Each nitrate consumed adds one unit of alkalinity. This has more:
Alkalinity Decline in the Nitrogen Cycle
One of the best known chemical cycles in aquaria is the nitrogen cycle. In it, ammonia excreted by fish and other organisms is converted into nitrate. This conversion produces acid, H+ (or uses alkalinity depending on how one chooses to look at it), as shown in equation 1:
(1) NH3 + 2O2 --> NO3- + H+ + H2O
For each ammonia molecule converted into nitrate, one hydrogen ion (H+) is produced. If nitrate is allowed to accumulate to 50 ppm, the addition of this acid will deplete 0.8 meq/L (2.3 dKH) of alkalinity.
However, the news is not all bad. When this nitrate proceeds further along the nitrogen cycle, depleted alkalinity is returned in exactly the amount lost. For example, if the nitrate is allowed to be converted into N2 in a sand bed, one of the products is bicarbonate, as shown in equation 2 (below) for the breakdown of glucose and nitrate under typical anoxic conditions as might happen in a deep sand bed:
(2) 4NO3- + 5/6 C6H12O6 (glucose) + 4H2O --> 2 N2 + 7H2O + 4HCO3- + CO2
In equation 2 we see that exactly one bicarbonate ion is produced for each nitrate ion consumed. Consequently, the alkalinity gain is 0.8 meq/L (2.3 dKH) for every 50 ppm of nitrate consumed.
Likewise, equation 3 (below) shows the uptake of nitrate and CO2 into macroalgae to form typical organic molecules:
(3) 122 CO2 + 122 H2O + 16 NO3- --> C106H260O106N16 + 138 O2 + 16 HCO3-
Again, one bicarbonate ion is produced for each nitrate ion consumed.
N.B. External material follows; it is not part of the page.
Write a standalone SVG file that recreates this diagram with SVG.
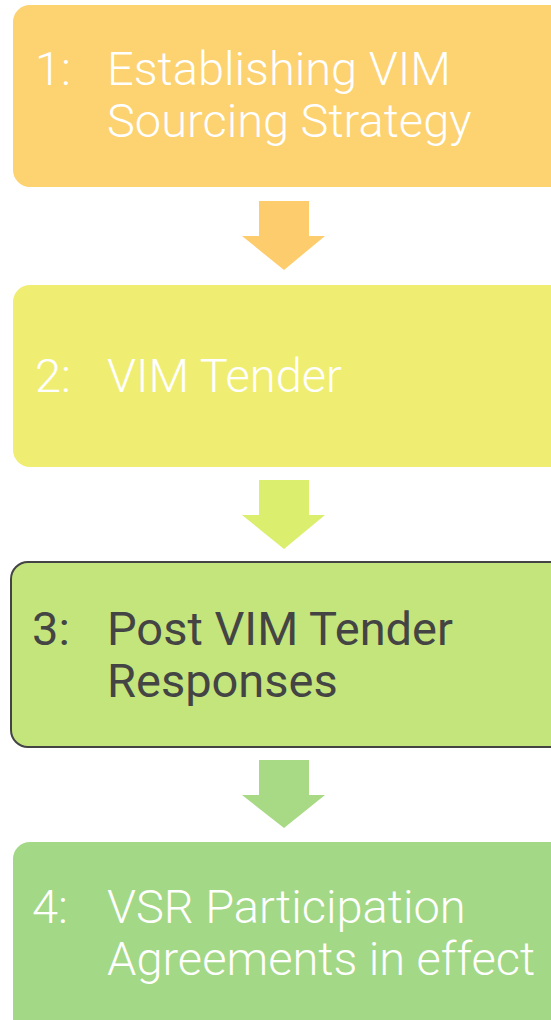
<svg xmlns="http://www.w3.org/2000/svg" width="551" height="1020" viewBox="0 0 551 1020">
<style>
.t{font-family:Roboto,"Liberation Sans",sans-serif;font-weight:300;font-size:47px;fill:#ffffff}
.d{fill:#444444;font-weight:400}
</style>
<rect width="551" height="1020" fill="#ffffff"/>
<g id="connectors">
<polygon points="259,201 309,201 309,236 325,236 284,270 242,236 259,236" fill="#FDCD6D"/>
<polygon points="259,480 309,480 309,515 325,515 284,549 242,515 259,515" fill="#DCEE6E"/>
<polygon points="259,760 309,760 309,795 325,795 284,828 242,795 259,795" fill="#A8DA85"/>
</g>
<g id="node1">
<rect x="13" y="5" width="560" height="182" rx="17" fill="#FDD270"/>
<text class="t" x="35" y="85">1:</text>
<text class="t" x="107" y="85">Establishing VIM</text>
<text class="t" x="107" y="137">Sourcing Strategy</text>
</g>
<g id="node2">
<rect x="13" y="285" width="560" height="182" rx="17" fill="#EFEE72"/>
<text class="t" x="35" y="392">2:</text>
<text class="t" x="107" y="392">VIM Tender</text>
</g>
<g id="node3">
<rect x="11" y="562" width="560" height="185" rx="17" fill="#C3E57C" stroke="#444444" stroke-width="2"/>
<text class="t d" x="32" y="645">3:</text>
<text class="t d" x="107" y="645">Post VIM Tender</text>
<text class="t d" x="107" y="697">Responses</text>
</g>
<g id="node4">
<rect x="13" y="842" width="560" height="200" rx="17" fill="#A3D886"/>
<text class="t" x="32" y="923">4:</text>
<text class="t" x="107" y="923">VSR Participation</text>
<text class="t" x="107" y="975">Agreements in effect</text>
</g>
</svg>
It turns out that as long as the nitrate concentration is stable, regardless of its actual value, there is no ongoing net depletion of alkalinity. Of course, alkalinity was depleted to reach that value, but once it stabilizes, there is no continuing alkalinity depletion because the export processes described above are exactly balancing the depletion from nitrification (the conversion of ammonia to nitrate).
There are, however, circumstances where the alkalinity is lost in the conversion of ammonia to nitrate, and is never returned. The most likely scenario to be important in reef aquaria is when nitrate is removed through water changes. In that case, each water change takes out some nitrate, and if the system produces nitrate to get back to some stable level, the alkalinity again becomes depleted.
If, for example, nitrate averages 50 ppm at each water change, then over the course of a year with 10 water changes of 20% each, the alkalinity will be depleted by 1.6 meq/L (4.5 dKH) over the course of that entire time period. This process is one of the primary reasons that fish-only aquaria that often export nitrate in water changes need occasional buffer additions to replace that depleted alkalinity.
While the magnitude of the depletion described in the paragraph above is fairly easy to understand, it also can be converted into units that clarify the imbalance. The impact of alkalinity depletion on the calcium and alkalinity demand balance depends, of course, on the amount of calcium and alkalinity added (and consumed) over the course of that same year.
For a typical reef aquarium (assuming a daily addition of saturated limewater equal to 2% of the tank's volume), the amount of alkalinity added during the course of a year is 297.8 meq/L. Likewise, the amount of calcium added is 5,957 ppm Ca++, given the ratio of 1 meq/L of alkalinity for every 20 ppm of calcium that has been discussed above. If that 1.6 meq/L of alkalinity is added to create a larger demand of 299.4 meq/L over the course of a year, the new ratio for the total demand becomes 19.90 ppm Ca++ per 1 meq/L of alkalinity. Consequently, while this effect of nitrate production on alkalinity is enough to be noticed over the course of a year, it is substantially smaller than the other effects discussed in this article, and is unimportant for aquaria that maintain low nitrate levels.